* Exercise description: Copy out the listing that follows exactly, dropping every picture.

=-=-=-=-=

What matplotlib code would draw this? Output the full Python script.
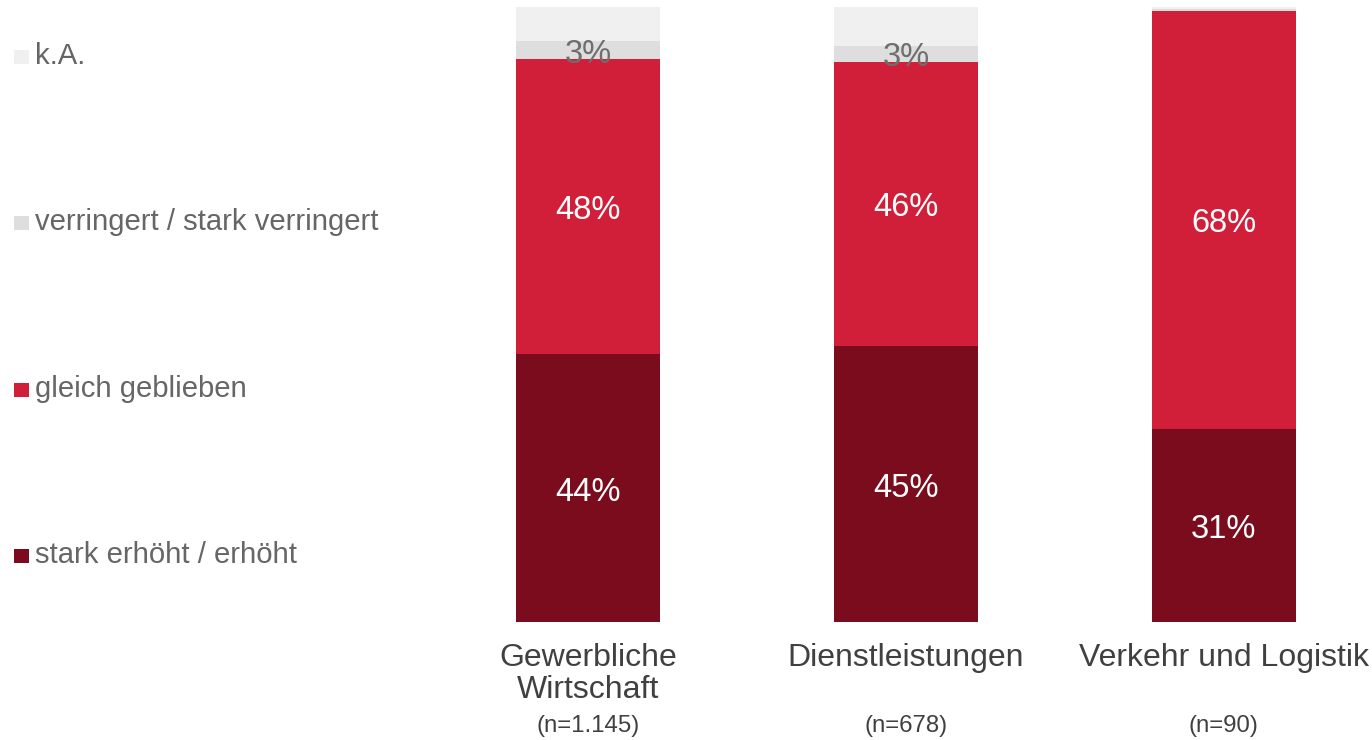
import numpy as np
import matplotlib.pyplot as plt
import matplotlib.patches as patches
from matplotlib.transforms import blended_transform_factory

# --- data ---
categories = ["Gewerbliche\nWirtschaft", "Dienstleistungen", "Verkehr und Logistik"]
sample_sizes = ["(n=1.145)", "(n=678)", "(n=90)"]
series_names = ["stark erhöht / erhöht", "gleich geblieben",
                "verringert / stark verringert", "k.A."]
erhoeht = [43.6, 44.9, 31.4]
gleich = [48.0, 46.2, 68.0]
verringert = [2.8, 2.6, 0.3]
keine_angabe = [5.6, 6.3, 0.3]

COLORS = ["#7A0C1D", "#D11F3A", "#DEDEDE", "#F0F0F0"]
LABEL_COLORS = ["white", "white", "#6E6E6E", None]
MIN_LABEL = 2.0

W, H, DPI = 1372, 740, 100
plt.rcParams['font.family'] = ['Liberation Sans', 'DejaVu Sans']

fig = plt.figure(figsize=(W / DPI, H / DPI), dpi=DPI, facecolor='white')
ax = fig.add_axes([429 / W, (H - 622) / H, 938 / W, 615 / H])

x = np.arange(len(categories))
bar_w = 0.453
series = [erhoeht, gleich, verringert, keine_angabe]
bottom = np.zeros(len(categories))
for vals, color, lcol in zip(series, COLORS, LABEL_COLORS):
    vals = np.array(vals)
    ax.bar(x, vals, bar_w, bottom=bottom, color=color, linewidth=0)
    if lcol is not None:
        for xi, b, v in zip(x, bottom, vals):
            if v >= MIN_LABEL:
                ax.annotate(f"{v:.0f}%", xy=(xi, b + v / 2), xytext=(0, -3),
                            textcoords='offset points', ha='center', va='center',
                            color=lcol, fontsize=23.5)
    bottom += vals

ax.set_xlim(-0.5, 2.45)
ax.set_ylim(0, 100)
ax.set_yticks([])
ax.set_xticks(x)
ax.set_xticklabels(categories, fontsize=23, color='#404040', linespacing=1.1)
ax.tick_params(axis='x', length=0, pad=15)
for s in ax.spines.values():
    s.set_visible(False)

# sample sizes below the category names
trans = blended_transform_factory(ax.transData, ax.transAxes)
for xi, n in zip(x, sample_sizes):
    ax.annotate(n, xy=(xi, 0), xycoords=trans, xytext=(0, -75), textcoords='offset points',
                ha='center', va='center', fontsize=17.3, color='#404040')

# legend on the left, top entry = top segment
leg_baselines = [64, 230, 397, 563]
for name, color, yb in zip(series_names[::-1], COLORS[::-1], leg_baselines):
    fig.patches.append(patches.Rectangle((14 / W, (H - yb) / H), 15 / W, 14 / H,
                                         transform=fig.transFigure, color=color, linewidth=0))
    fig.text(35 / W, (H - yb) / H, name, ha='left', va='baseline',
             fontsize=21.1, color='#666666')

fig.savefig("out.png", dpi=DPI, facecolor='white')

=-=-=-=-=

* Correct response:
What matplotlib code would draw this? Output the full Python script.
import numpy as np
import matplotlib.pyplot as plt
import matplotlib.patches as patches
from matplotlib.transforms import blended_transform_factory

# --- data ---
categories = ["Gewerbliche\nWirtschaft", "Dienstleistungen", "Verkehr und Logistik"]
sample_sizes = ["(n=1.145)", "(n=678)", "(n=90)"]
series_names = ["stark erhöht / erhöht", "gleich geblieben",
                "verringert / stark verringert", "k.A."]
erhoeht = [43.6, 44.9, 31.4]
gleich = [48.0, 46.2, 68.0]
verringert = [2.8, 2.6, 0.3]
keine_angabe = [5.6, 6.3, 0.3]

COLORS = ["#7A0C1D", "#D11F3A", "#DEDEDE", "#F0F0F0"]
LABEL_COLORS = ["white", "white", "#6E6E6E", None]
MIN_LABEL = 2.0

W, H, DPI = 1372, 740, 100
plt.rcParams['font.family'] = ['Liberation Sans', 'DejaVu Sans']

fig = plt.figure(figsize=(W / DPI, H / DPI), dpi=DPI, facecolor='white')
ax = fig.add_axes([429 / W, (H - 622) / H, 938 / W, 615 / H])

x = np.arange(len(categories))
bar_w = 0.453
series = [erhoeht, gleich, verringert, keine_angabe]
bottom = np.zeros(len(categories))
for vals, color, lcol in zip(series, COLORS, LABEL_COLORS):
    vals = np.array(vals)
    ax.bar(x, vals, bar_w, bottom=bottom, color=color, linewidth=0)
    if lcol is not None:
        for xi, b, v in zip(x, bottom, vals):
            if v >= MIN_LABEL:
                ax.annotate(f"{v:.0f}%", xy=(xi, b + v / 2), xytext=(0, -3),
                            textcoords='offset points', ha='center', va='center',
                            color=lcol, fontsize=23.5)
    bottom += vals

ax.set_xlim(-0.5, 2.45)
ax.set_ylim(0, 100)
ax.set_yticks([])
ax.set_xticks(x)
ax.set_xticklabels(categories, fontsize=23, color='#404040', linespacing=1.1)
ax.tick_params(axis='x', length=0, pad=15)
for s in ax.spines.values():
    s.set_visible(False)

# sample sizes below the category names
trans = blended_transform_factory(ax.transData, ax.transAxes)
for xi, n in zip(x, sample_sizes):
    ax.annotate(n, xy=(xi, 0), xycoords=trans, xytext=(0, -75), textcoords='offset points',
                ha='center', va='center', fontsize=17.3, color='#404040')

# legend on the left, top entry = top segment
leg_baselines = [64, 230, 397, 563]
for name, color, yb in zip(series_names[::-1], COLORS[::-1], leg_baselines):
    fig.patches.append(patches.Rectangle((14 / W, (H - yb) / H), 15 / W, 14 / H,
                                         transform=fig.transFigure, color=color, linewidth=0))
    fig.text(35 / W, (H - yb) / H, name, ha='left', va='baseline',
             fontsize=21.1, color='#666666')

fig.savefig("out.png", dpi=DPI, facecolor='white')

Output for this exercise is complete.